DATA PROVIDED:
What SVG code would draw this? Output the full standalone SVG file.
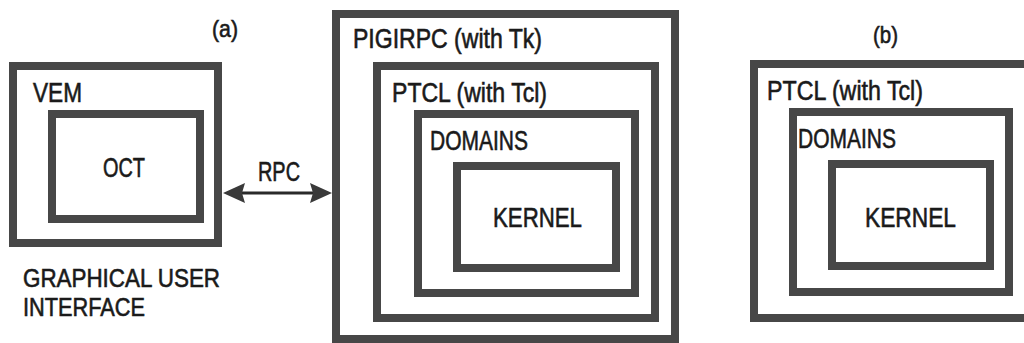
<svg xmlns="http://www.w3.org/2000/svg" width="1024" height="343" viewBox="0 0 1024 343">
<style>
.box{fill:none;stroke:#474747;stroke-width:8}
.t{font-family:"Liberation Sans",Arial,sans-serif;font-size:27px;fill:#1a1a1a;stroke:#1a1a1a;stroke-width:0.6}
.conn{stroke:#2a2a2a;stroke-width:3;fill:none}
.head{fill:#3a3a3a}
</style>
<rect width="1024" height="343" fill="#ffffff"/>
<text class="t" x="212" y="37" textLength="26" lengthAdjust="spacingAndGlyphs" style="font-size:24px">(a)</text>
<text class="t" x="873" y="43" textLength="25" lengthAdjust="spacingAndGlyphs" style="font-size:24px">(b)</text>
<g id="vem">
<rect class="box" x="13" y="66" width="205" height="177"/>
<text class="t" x="33" y="102" textLength="49" lengthAdjust="spacingAndGlyphs">VEM</text>
</g>
<g id="oct">
<rect class="box" x="52" y="114" width="148" height="105"/>
<text class="t" x="103" y="177" textLength="42" lengthAdjust="spacingAndGlyphs">OCT</text>
</g>
<g id="gui-label">
<text class="t" x="23" y="287" textLength="197" lengthAdjust="spacingAndGlyphs" style="font-size:25px">GRAPHICAL USER</text>
<text class="t" x="23" y="316" textLength="122" lengthAdjust="spacingAndGlyphs" style="font-size:25px">INTERFACE</text>
</g>
<g id="pigirpc">
<rect class="box" x="336" y="14" width="339" height="325"/>
<text class="t" x="353" y="48" textLength="189" lengthAdjust="spacingAndGlyphs">PIGIRPC (with Tk)</text>
</g>
<g id="ptcl-a">
<rect class="box" x="377" y="66" width="278" height="252"/>
<text class="t" x="392" y="102" textLength="155" lengthAdjust="spacingAndGlyphs">PTCL (with Tcl)</text>
</g>
<g id="domains-a">
<rect class="box" x="418" y="114" width="217" height="179"/>
<text class="t" x="430" y="150" textLength="98" lengthAdjust="spacingAndGlyphs">DOMAINS</text>
</g>
<g id="kernel-a">
<rect class="box" x="457" y="166" width="159" height="102"/>
<text class="t" x="493" y="227" textLength="89" lengthAdjust="spacingAndGlyphs">KERNEL</text>
</g>
<g id="ptcl-b">
<rect class="box" x="754" y="64" width="274" height="254"/>
<text class="t" x="767" y="100" textLength="156" lengthAdjust="spacingAndGlyphs">PTCL (with Tcl)</text>
</g>
<g id="domains-b">
<rect class="box" x="793" y="112" width="216" height="180"/>
<text class="t" x="798" y="148" textLength="98" lengthAdjust="spacingAndGlyphs">DOMAINS</text>
</g>
<g id="kernel-b">
<rect class="box" x="832" y="164" width="158" height="102"/>
<text class="t" x="865" y="227" textLength="91" lengthAdjust="spacingAndGlyphs">KERNEL</text>
</g>
<g id="connectors">
<line class="conn" x1="240" y1="193" x2="315" y2="193"/>
<polygon class="head" points="223,193 245,183 242,193 245,203"/>
<polygon class="head" points="332,193 310,183 313,193 310,203"/>
<text class="t" x="258" y="181" textLength="42" lengthAdjust="spacingAndGlyphs">RPC</text>
</g>
</svg>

EXERCISE: Copy every line of the data word for word, omitting the images.

WRITTEN RESPONSE:
What SVG code would draw this? Output the full standalone SVG file.
<svg xmlns="http://www.w3.org/2000/svg" width="1024" height="343" viewBox="0 0 1024 343">
<style>
.box{fill:none;stroke:#474747;stroke-width:8}
.t{font-family:"Liberation Sans",Arial,sans-serif;font-size:27px;fill:#1a1a1a;stroke:#1a1a1a;stroke-width:0.6}
.conn{stroke:#2a2a2a;stroke-width:3;fill:none}
.head{fill:#3a3a3a}
</style>
<rect width="1024" height="343" fill="#ffffff"/>
<text class="t" x="212" y="37" textLength="26" lengthAdjust="spacingAndGlyphs" style="font-size:24px">(a)</text>
<text class="t" x="873" y="43" textLength="25" lengthAdjust="spacingAndGlyphs" style="font-size:24px">(b)</text>
<g id="vem">
<rect class="box" x="13" y="66" width="205" height="177"/>
<text class="t" x="33" y="102" textLength="49" lengthAdjust="spacingAndGlyphs">VEM</text>
</g>
<g id="oct">
<rect class="box" x="52" y="114" width="148" height="105"/>
<text class="t" x="103" y="177" textLength="42" lengthAdjust="spacingAndGlyphs">OCT</text>
</g>
<g id="gui-label">
<text class="t" x="23" y="287" textLength="197" lengthAdjust="spacingAndGlyphs" style="font-size:25px">GRAPHICAL USER</text>
<text class="t" x="23" y="316" textLength="122" lengthAdjust="spacingAndGlyphs" style="font-size:25px">INTERFACE</text>
</g>
<g id="pigirpc">
<rect class="box" x="336" y="14" width="339" height="325"/>
<text class="t" x="353" y="48" textLength="189" lengthAdjust="spacingAndGlyphs">PIGIRPC (with Tk)</text>
</g>
<g id="ptcl-a">
<rect class="box" x="377" y="66" width="278" height="252"/>
<text class="t" x="392" y="102" textLength="155" lengthAdjust="spacingAndGlyphs">PTCL (with Tcl)</text>
</g>
<g id="domains-a">
<rect class="box" x="418" y="114" width="217" height="179"/>
<text class="t" x="430" y="150" textLength="98" lengthAdjust="spacingAndGlyphs">DOMAINS</text>
</g>
<g id="kernel-a">
<rect class="box" x="457" y="166" width="159" height="102"/>
<text class="t" x="493" y="227" textLength="89" lengthAdjust="spacingAndGlyphs">KERNEL</text>
</g>
<g id="ptcl-b">
<rect class="box" x="754" y="64" width="274" height="254"/>
<text class="t" x="767" y="100" textLength="156" lengthAdjust="spacingAndGlyphs">PTCL (with Tcl)</text>
</g>
<g id="domains-b">
<rect class="box" x="793" y="112" width="216" height="180"/>
<text class="t" x="798" y="148" textLength="98" lengthAdjust="spacingAndGlyphs">DOMAINS</text>
</g>
<g id="kernel-b">
<rect class="box" x="832" y="164" width="158" height="102"/>
<text class="t" x="865" y="227" textLength="91" lengthAdjust="spacingAndGlyphs">KERNEL</text>
</g>
<g id="connectors">
<line class="conn" x1="240" y1="193" x2="315" y2="193"/>
<polygon class="head" points="223,193 245,183 242,193 245,203"/>
<polygon class="head" points="332,193 310,183 313,193 310,203"/>
<text class="t" x="258" y="181" textLength="42" lengthAdjust="spacingAndGlyphs">RPC</text>
</g>
</svg>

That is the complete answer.